## Start DATA IN THIS EXERCISE
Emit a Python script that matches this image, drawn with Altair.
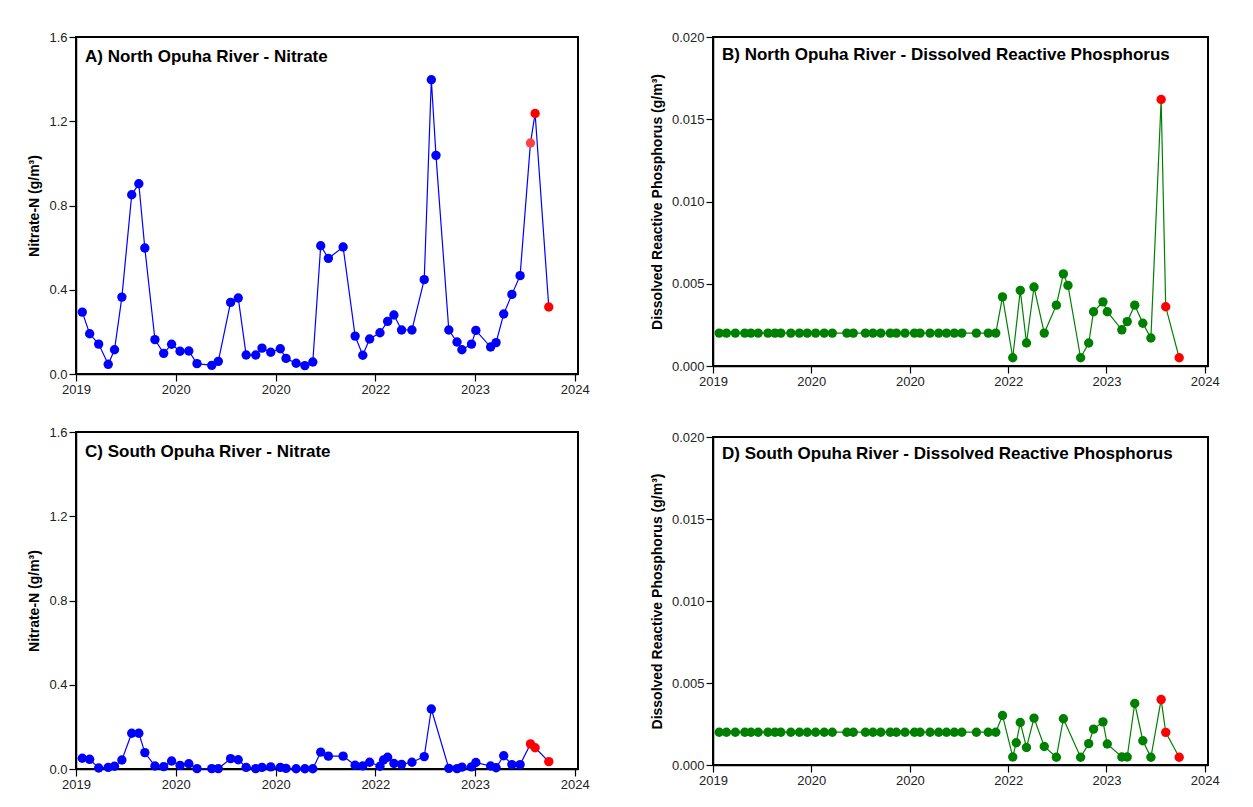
import altair as alt
import pandas as pd

# ---------------- data ----------------
north_dates = [
    "2019-01-24", "2019-02-20", "2019-03-25", "2019-04-29", "2019-05-22", "2019-06-18",
    "2019-07-24", "2019-08-19", "2019-09-10", "2019-10-17", "2019-11-18", "2019-12-17",
    "2020-01-17", "2020-02-18", "2020-03-19", "2020-05-12", "2020-06-05", "2020-07-20",
    "2020-08-17", "2020-09-15", "2020-10-20", "2020-11-12", "2020-12-14", "2021-01-18",
    "2021-02-08", "2021-03-17", "2021-04-18", "2021-05-17", "2021-06-15", "2021-07-13",
    "2021-09-05", "2021-10-19", "2021-11-16", "2021-12-11", "2022-01-18", "2022-02-15",
    "2022-03-10", "2022-04-07", "2022-05-15", "2022-06-29", "2022-07-25", "2022-08-11",
    "2022-09-27", "2022-10-27", "2022-11-14", "2022-12-19", "2023-01-04", "2023-02-27",
    "2023-03-19", "2023-04-16", "2023-05-16", "2023-06-15", "2023-07-23", "2023-08-09",
    "2023-09-28",
]

south_dates = [
    "2019-01-24", "2019-02-20", "2019-03-25", "2019-04-29", "2019-05-22", "2019-06-18",
    "2019-07-24", "2019-08-19", "2019-09-10", "2019-10-17", "2019-11-18", "2019-12-17",
    "2020-01-17", "2020-02-18", "2020-03-19", "2020-05-12", "2020-06-05", "2020-07-20",
    "2020-08-17", "2020-09-15", "2020-10-20", "2020-11-12", "2020-12-14", "2021-01-18",
    "2021-02-08", "2021-03-17", "2021-04-18", "2021-05-17", "2021-06-15", "2021-07-13",
    "2021-09-05", "2021-10-19", "2021-11-16", "2021-12-11", "2022-01-18", "2022-01-31",
    "2022-02-15", "2022-03-10", "2022-04-07", "2022-05-15", "2022-06-29", "2022-07-25",
    "2022-09-27", "2022-10-27", "2022-11-14", "2022-12-19", "2023-01-04", "2023-02-27",
    "2023-03-19", "2023-04-16", "2023-05-16", "2023-06-15", "2023-07-23", "2023-08-09",
    "2023-09-28",
]

north_nitrate = [
    0.294, 0.191, 0.142, 0.046, 0.115, 0.365, 0.851, 0.903, 0.598, 0.163, 0.098, 0.141,
    0.108, 0.109, 0.049, 0.041, 0.060, 0.340, 0.361, 0.090, 0.090, 0.123, 0.103, 0.120,
    0.074, 0.051, 0.040, 0.057, 0.609, 0.549, 0.603, 0.180, 0.089, 0.166, 0.196, 0.250,
    0.280, 0.209, 0.209, 0.448, 1.397, 1.038, 0.209, 0.152, 0.115, 0.142, 0.207, 0.128,
    0.149, 0.285, 0.378, 0.467, 1.097, 1.237, 0.318,
]

north_drp = [
    0.002, 0.002, 0.002, 0.002, 0.002, 0.002, 0.002, 0.002, 0.002, 0.002, 0.002, 0.002,
    0.002, 0.002, 0.002, 0.002, 0.002, 0.002, 0.002, 0.002, 0.002, 0.002, 0.002, 0.002,
    0.002, 0.002, 0.002, 0.002, 0.002, 0.002, 0.002, 0.002, 0.002, 0.0042, 0.0005, 0.0046,
    0.0014, 0.0048, 0.0020, 0.0037, 0.0056, 0.0049, 0.0005, 0.0014, 0.0033, 0.0039, 0.0033,
    0.0022, 0.0027, 0.0037, 0.0026, 0.0017, 0.0162, 0.0036, 0.0005,
]

south_nitrate = [
    0.051, 0.046, 0.005, 0.008, 0.013, 0.043, 0.170, 0.170, 0.078, 0.014, 0.011, 0.038,
    0.017, 0.025, 0.002, 0.002, 0.002, 0.049, 0.044, 0.008, 0.002, 0.008, 0.010, 0.008,
    0.003, 0.001, 0.001, 0.001, 0.080, 0.061, 0.061, 0.018, 0.015, 0.032, 0.013, 0.043,
    0.056, 0.026, 0.022, 0.032, 0.059, 0.285, 0.003, 0.002, 0.009, 0.010, 0.031, 0.014,
    0.006, 0.063, 0.021, 0.021, 0.119, 0.101, 0.035,
]

south_drp = [
    0.002, 0.002, 0.002, 0.002, 0.002, 0.002, 0.002, 0.002, 0.002, 0.002, 0.002, 0.002,
    0.002, 0.002, 0.002, 0.002, 0.002, 0.002, 0.002, 0.002, 0.002, 0.002, 0.002, 0.002,
    0.002, 0.002, 0.002, 0.002, 0.002, 0.002, 0.002, 0.002, 0.002, 0.00302, 0.00049, 0.00136,
    0.00259, 0.00107, 0.00286, 0.00113, 0.00047, 0.00282, 0.00047, 0.0013, 0.00219, 0.00263,
    0.00128, 0.00049, 0.00049, 0.00375, 0.00148, 0.00047, 0.00399, 0.00199, 0.00047,
]

# status of each sample: the last three are the most recent results
north_nitrate_status = ["past"] * 52 + ["recent_light", "recent", "recent"]
north_drp_status = ["past"] * 52 + ["recent", "recent", "recent"]
south_nitrate_status = ["past"] * 52 + ["recent", "recent", "recent"]
south_drp_status = ["past"] * 52 + ["recent", "recent", "recent"]

titles = [
    "A) North Opuha River - Nitrate",
    "B) North Opuha River - Dissolved Reactive Phosphorus",
    "C) South Opuha River - Nitrate",
    "D) South Opuha River - Dissolved Reactive Phosphorus",
]

year_ticks = [2019, 2020, 2021, 2022, 2023, 2024]
nitrate_ticks = [0.0, 0.4, 0.8, 1.2, 1.6]
drp_ticks = [0.0, 0.005, 0.010, 0.015, 0.020]

FONT = "Liberation Sans"
STATUS_COLORS = {"recent": "#ff0000", "recent_light": "#ff4343"}


def panel(dates, values, status, title, line_color, ytitle, yticks, ymax, yfmt,
          width, height, title_y):
    df = pd.DataFrame({
        "date": pd.to_datetime(dates),
        "value": values,
        "status": status,
    })
    xscale = alt.Scale(domain=[alt.DateTime(year=2019, month=1, date=1),
                               alt.DateTime(year=2024, month=1, date=13)])
    xaxis = alt.Axis(
        title=None,
        values=[alt.DateTime(year=y, month=1, date=1) for y in year_ticks],
        format="%Y",
        labelExpr="datum.label == '2021' ? '2020' : datum.label",
        labelFlush=False,
        labelOverlap=False,
        labelAlign="center",
    )
    yaxis = alt.Axis(title=ytitle, values=yticks, format=yfmt, labelOverlap=False)
    yscale = alt.Scale(domain=[0, ymax], nice=False, zero=True)

    base = alt.Chart(df).encode(
        x=alt.X("date:T", scale=xscale, axis=xaxis),
        y=alt.Y("value:Q", scale=yscale, axis=yaxis),
    )
    line = base.mark_line(color=line_color, strokeWidth=1.2)
    layers = [line,
              base.transform_filter(alt.datum.status == "past")
                  .mark_circle(size=88, opacity=1, color=line_color)]
    for st, col in STATUS_COLORS.items():
        layers.append(
            base.transform_filter(alt.datum.status == st)
                .mark_circle(size=88, opacity=1, color=col)
        )
    label = alt.Chart(pd.DataFrame({"t": [title]})).mark_text(
        align="left", baseline="alphabetic", font=FONT, fontSize=17,
        fontWeight="bold", color="black",
    ).encode(x=alt.value(9), y=alt.value(title_y), text="t:N")
    layers.append(label)
    return alt.layer(*layers).properties(width=width, height=height)


nit_title = "Nitrate-N (g/m³)"
drp_title = "Dissolved Reactive Phosphorus (g/m³)"

A = panel(north_dates, north_nitrate, north_nitrate_status, titles[0], "#0000ff",
          nit_title, nitrate_ticks, 1.6, ".1f", 502, 337, 25)
C = panel(south_dates, south_nitrate, south_nitrate_status, titles[2], "#0000ff",
          nit_title, nitrate_ticks, 1.6, ".1f", 502, 337, 25)
B = panel(north_dates, north_drp, north_drp_status, titles[1], "#008000",
          drp_title, drp_ticks, 0.02, ".3f", 495, 329, 23)
D = panel(south_dates, south_drp, south_drp_status, titles[3], "#008000",
          drp_title, drp_ticks, 0.02, ".3f", 495, 328, 22)

col1 = alt.vconcat(A, C, spacing=28)
col2 = alt.vconcat(B, D, spacing=41)

chart = alt.hconcat(col1, col2, spacing=58).properties(
    padding={"left": 18, "top": 22, "right": 0, "bottom": 0},
    background="white",
).configure_view(
    stroke="black", strokeWidth=2,
).configure_axis(
    grid=False,
    domainColor="black",
    domainWidth=1.5,
    tickColor="black",
    tickWidth=1.2,
    tickSize=7,
    labelFont=FONT,
    labelFontSize=13,
    labelColor="#222222",
    labelPadding=2,
    titleFont=FONT,
    titleFontSize=14,
    titleFontWeight="bold",
    titleColor="black",
    titlePadding=7,
)

chart.save("out.html", embed_options={"renderer": "svg", "actions": False})
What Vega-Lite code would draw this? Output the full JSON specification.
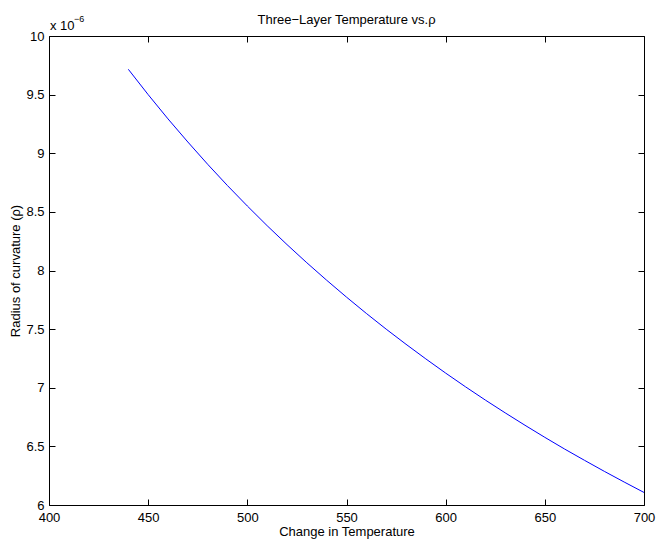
## End DATA IN THIS EXERCISE
Return only the lines running from the top of the data to the line that holds "import pandas as pd". Include both of those lines, but skip the pictures.

COMPLETE RESPONSE ::
Emit a Python script that matches this image, drawn with Altair.
import altair as alt
import pandas as pd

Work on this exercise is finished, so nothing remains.